The top automakers in the U.S. generally reported improved November sales compared to the same month in 2015 — which had two fewer selling days.
Fiat Chrysler, however, reported in its latest monthly numbers that sales slid by 14 percent over that span. The company blamed decreased sales to rental fleets for most of the decline and noted that retail sales were off by 2 percent.
Strong sales of larger vehicles continued to benefit its Jeep and Ram brands, which increased by 8 percent and 11 percent, respectively. Dodge fell by 2 percent, while its flagship brands slid sharply. Chrysler sales fell by 27 percent while Fiat declined by 19 percent.
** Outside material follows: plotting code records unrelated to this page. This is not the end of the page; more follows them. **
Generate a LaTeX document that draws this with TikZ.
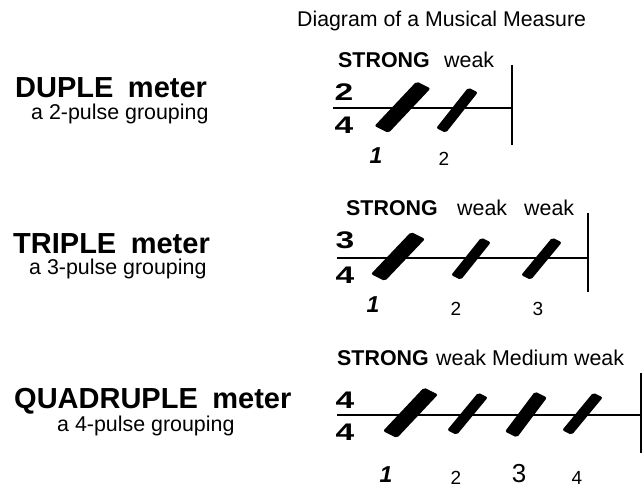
\documentclass[tikz,border=0pt]{standalone}
\usepackage{fontspec}
\setmainfont{Liberation Sans}
\usetikzlibrary{positioning,calc}
\newcommand{\fsz}[1]{\fontsize{#1}{#1}\selectfont}
% one beat: bottom centre, top centre, half width of the cut
\newcommand{\pulse}[5]{%
  \fill[pulsefill] ({#1-#5},{#2-#5/2}) -- ({#1+#5},{#2+#5/2})
    -- ({#3+#5},{#4+#5/2}) -- ({#3-#5},{#4-#5/2}) -- cycle;}
\tikzset{
  txt/.style={inner sep=0pt,anchor=base west},
  meter/.style={txt,font=\fsz{29}\bfseries},
  grouping/.style={txt,font=\fsz{21.4}},
  accent/.style={txt,font=\fsz{21.4}\bfseries},
  stress/.style={txt,font=\fsz{21.4}},
  timesig/.style={inner sep=0pt,anchor=base,font=\fsz{24}\bfseries,
                  xscale=1.4,transform shape},
  beatone/.style={inner sep=0pt,anchor=base,font=\fsz{23}\bfseries\itshape},
  beatnum/.style={inner sep=0pt,anchor=base,font=\fsz{19}},
  beatmid/.style={inner sep=0pt,anchor=base,font=\fsz{26}},
  staff/.style={line width=1.6pt},
  barline/.style={line width=1.3pt},
  pulsefill/.style={fill=black,rounded corners=2pt},
}
\begin{document}
\begin{tikzpicture}[x=1pt,y=-1pt]
  \useasboundingbox (0,0) rectangle (642,487);

  \node[txt,font=\fsz{21.3}] (title) at (297,27) {Diagram of a Musical Measure};

  % left column
  \node[meter] (duple) at (15,97) {DUPLE\hspace{0.5em}meter};
  \node[grouping] (duplesub) at (31,119) {a 2-pulse grouping};
  \node[meter] (triple) at (13,253) {TRIPLE\hspace{0.5em}meter};
  \node[grouping] (triplesub) at (29,274) {a 3-pulse grouping};
  \node[meter] (quad) at (14,408) {QUADRUPLE\hspace{0.5em}meter};
  \node[grouping] (quadsub) at (57,431) {a 4-pulse grouping};

  % duple measure
  \node[accent] (dstrong) at (338,67) {STRONG};
  \node[stress] (dweak) at (444,67) {weak};
  \node[timesig] (dtop) at (344,100) {2};
  \node[timesig] (dbot) at (344,133) {4};
  \coordinate (dstart) at (333,108);
  \coordinate (dend) at (512,108);
  \coordinate (dbarT) at (512,65);
  \coordinate (dbarB) at (512,145);
  \draw[staff] (dstart) -- (dend);
  \draw[barline] (dbarT) -- (dbarB);
  \pulse{381.5}{129.5}{423.5}{85}{7}
  \pulse{441}{130.5}{473}{90}{4.8}
  \node[beatone] (done) at (376,163) {1};
  \node[beatnum] (dtwo) at (444,165) {2};

  % triple measure
  \node[accent] (tstrong) at (346,215) {STRONG};
  \node[stress] (tweaka) at (457,215) {weak};
  \node[stress] (tweakb) at (524,215) {weak};
  \node[timesig] (ttop) at (345,248) {3};
  \node[timesig] (tbot) at (345,283) {4};
  \coordinate (tstart) at (337,258);
  \coordinate (tend) at (588,258);
  \coordinate (tbarT) at (588,213);
  \coordinate (tbarB) at (588,292);
  \draw[staff] (tstart) -- (tend);
  \draw[barline] (tbarT) -- (tbarB);
  \pulse{378}{277.5}{418}{235.5}{7}
  \pulse{456}{277.5}{486}{240}{4.8}
  \pulse{526}{277.5}{557}{240}{4.8}
  \node[beatone] (tone) at (373,312) {1};
  \node[beatnum] (ttwo) at (456,315) {2};
  \node[beatnum] (tthree) at (538,315) {3};

  % quadruple measure
  \node[accent] (qstrong) at (337,365) {STRONG};
  \node[stress] (qrest) at (436,365) {weak Medium weak};
  \node[timesig] (qtop) at (345,408) {4};
  \node[timesig] (qbot) at (345,440) {4};
  \coordinate (qstart) at (337,415);
  \coordinate (qend) at (641,415);
  \coordinate (qbarT) at (641,373);
  \coordinate (qbarB) at (641,453);
  \draw[staff] (qstart) -- (qend);
  \draw[barline] (qbarT) -- (qbarB);
  \pulse{390}{434.5}{431}{391}{7}
  \pulse{452}{432.5}{483}{395}{4.8}
  \pulse{511}{434.5}{541}{394.5}{6}
  \pulse{567}{432.5}{598}{395}{4.8}
  \node[beatone] (qone) at (386,482) {1};
  \node[beatnum] (qtwo) at (456,484) {2};
  \node[beatmid] (qthree) at (519,482) {3};
  \node[beatnum] (qfour) at (577,484) {4};
\end{tikzpicture}
\end{document}
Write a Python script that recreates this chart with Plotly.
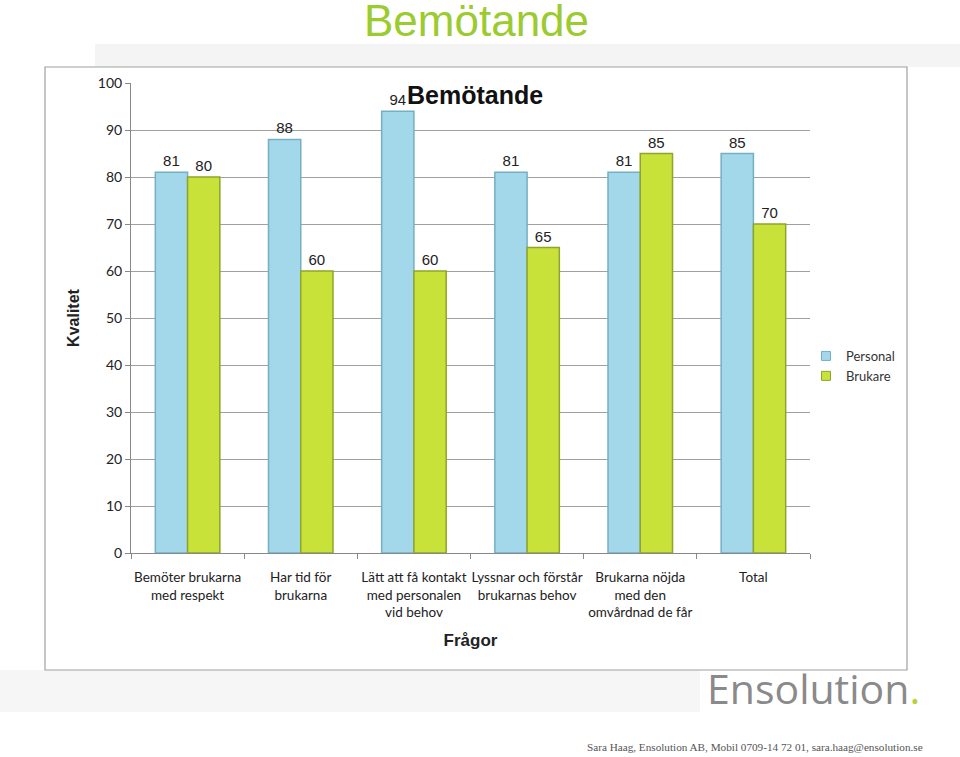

General Motors and Ford, FCA's Detroit rivals, reported increased November sales on Thursday, as did top overseas producers Toyota, Honda and Nissan.
Those six automakers accounted for more than 75 percent of the U.S. auto market in October, according to The Wall Street Journal.
GM sales grew by 8 percent, led by 22 percent and 17 percent gains by its Buick and Cadillac brands and more modest increases — 9 percent and 5 percent — by GMC and Chevrolet.
Ford sales climbed by 5 percent with the help of a 19 percent increase by its Lincoln brand.
Nissan and Honda reported record sales for the month of November as their sales climbed by 7.5 percent and 6.5 percent, respectively. Toyota sales grew by 4 percent.
Volkswagen, meanwhile, reported sharply improved sales compared to the previous November, when the German automaker was in the throes of the scandal over its diesel emissions. Although sales increased by 24 percent over that span, its 2016 monthly numbers were still below its totals for November of 2014.